If the legislature insists on making a drastic cut to the top interest rate for revolving credit, it should also propose supporting measures to meet the needs of disadvantaged borrowers who may be forced to borrow from non-bank lenders with an average 32.5 percent interest rate, pundits said yesterday.
“The legislature should be simultaneously mulling bills to regulate pawn shops, private non-bank money lenders and debt collectors, otherwise it will put these marginal borrowers in an even more vulnerable position,” George Lin (林繼恆), a lawyer with Lin & Partners (恆業法律) and the Bankers Association of ROC (銀行公會), told a public hearing in the legislature yesterday.
Pawn shops currently charge interest rates of more than 40 percent, he said.
The legislature earlier this month passed the first reading of a bill that would cap the interest rate of revolving credit at 12.5 percent, down from the current 20 percent.

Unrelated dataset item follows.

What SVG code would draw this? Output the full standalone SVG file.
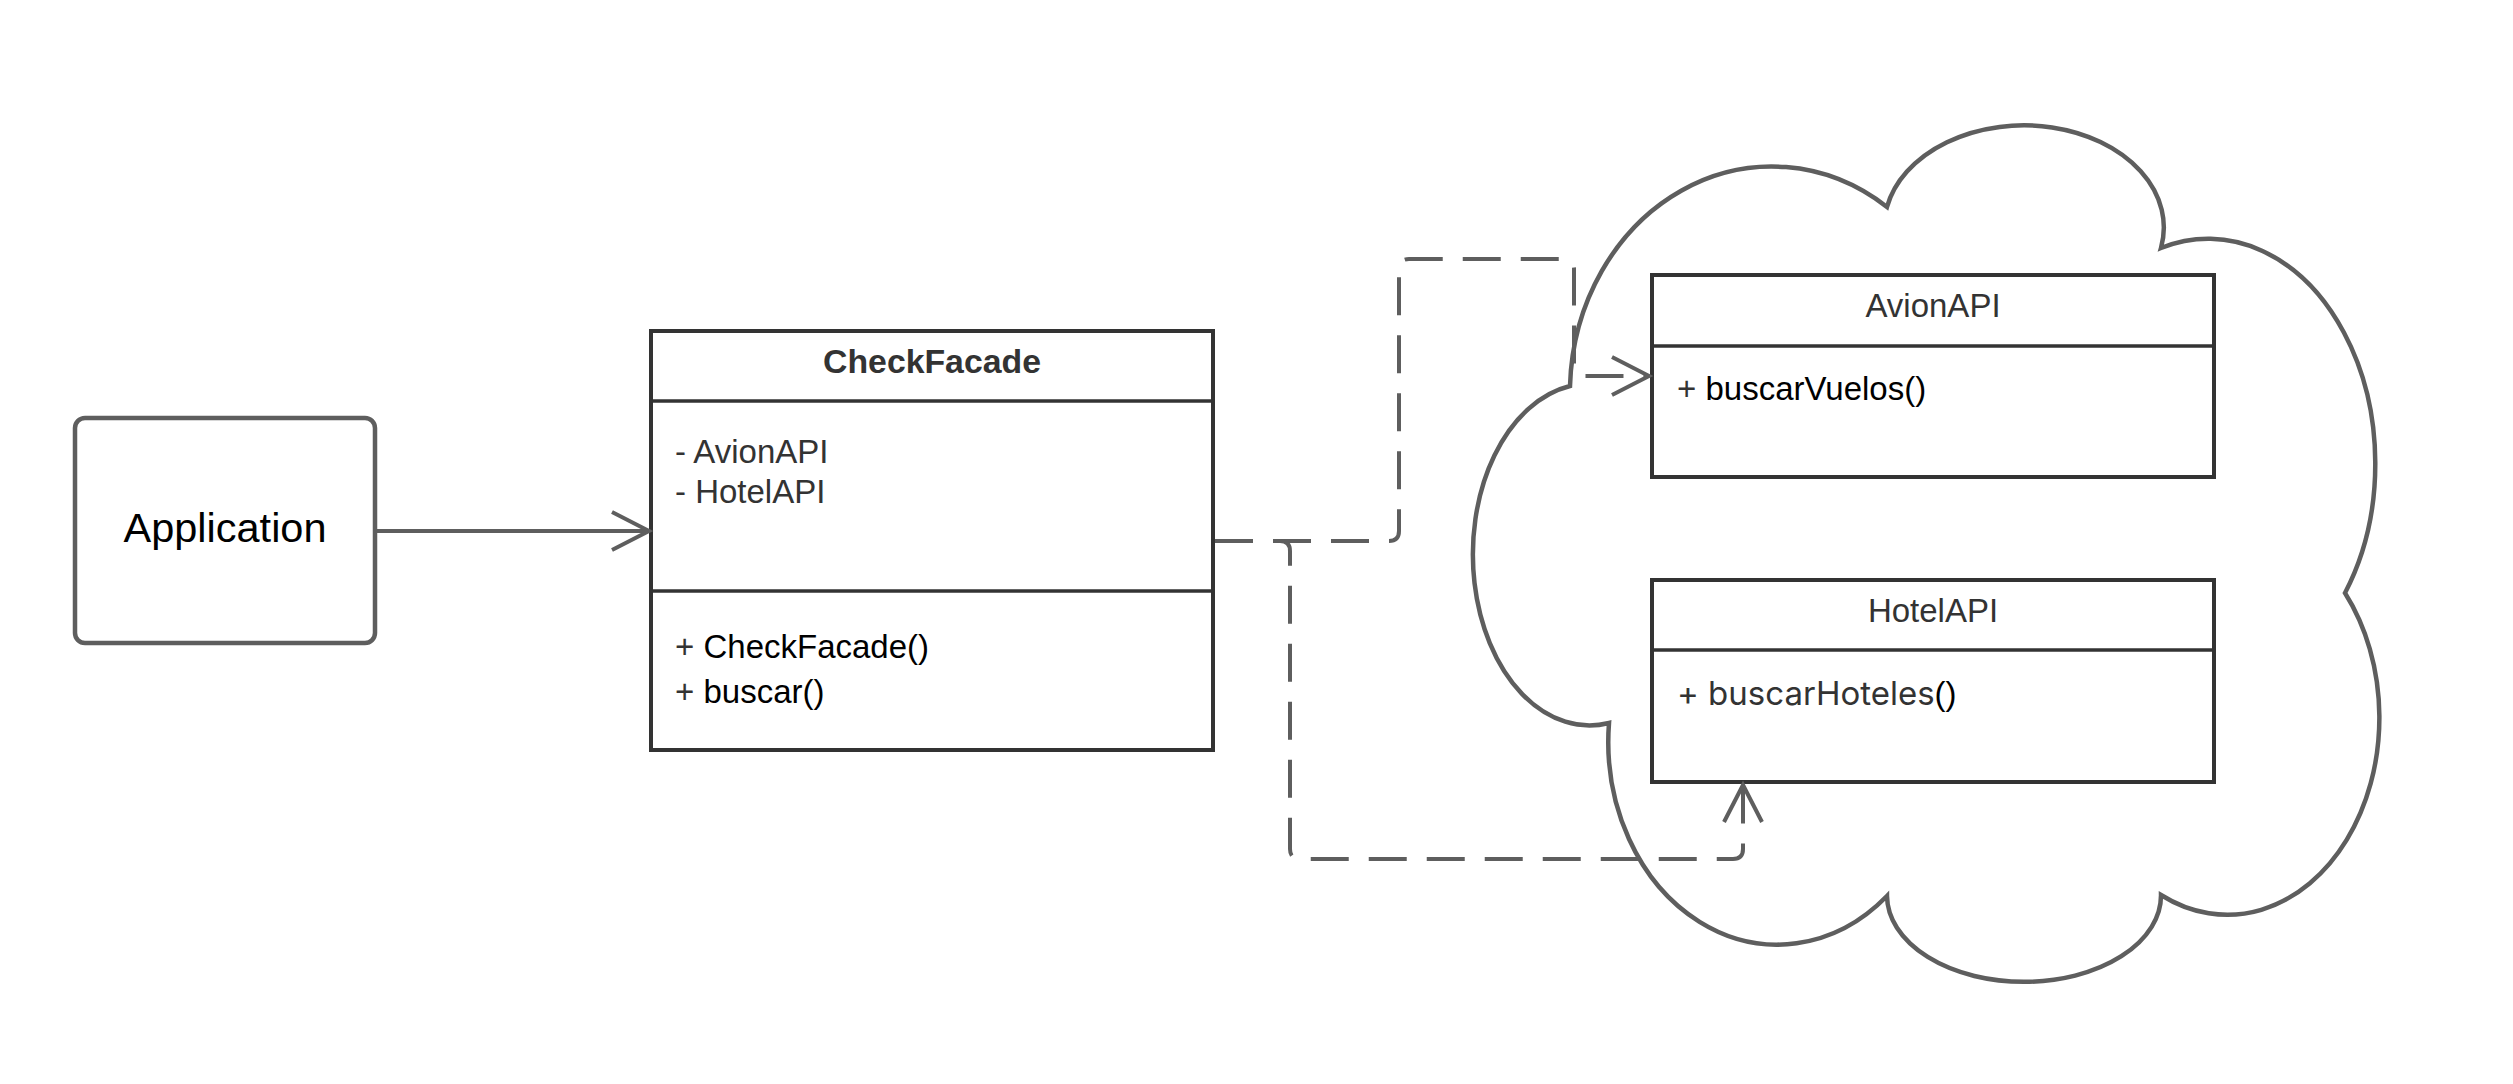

Underground lenders would reap the biggest benefit from a new rate cap if the bill completes its second and third readings in the next weeks.
Lin Chien-fu (林建甫), chairman of the Taiwan Competitiveness Forum, said the legislature’s move would reverse the nation’s efforts in financial liberalization and impede market forces.
But in the event that the legislature passes the bill, Lin Chien-fu urged the government to empower a state-run bank to accept loan requests from marginal borrowers who would likely be rejected by other banks. Government revenue should be used to write off potential bad loans, he added.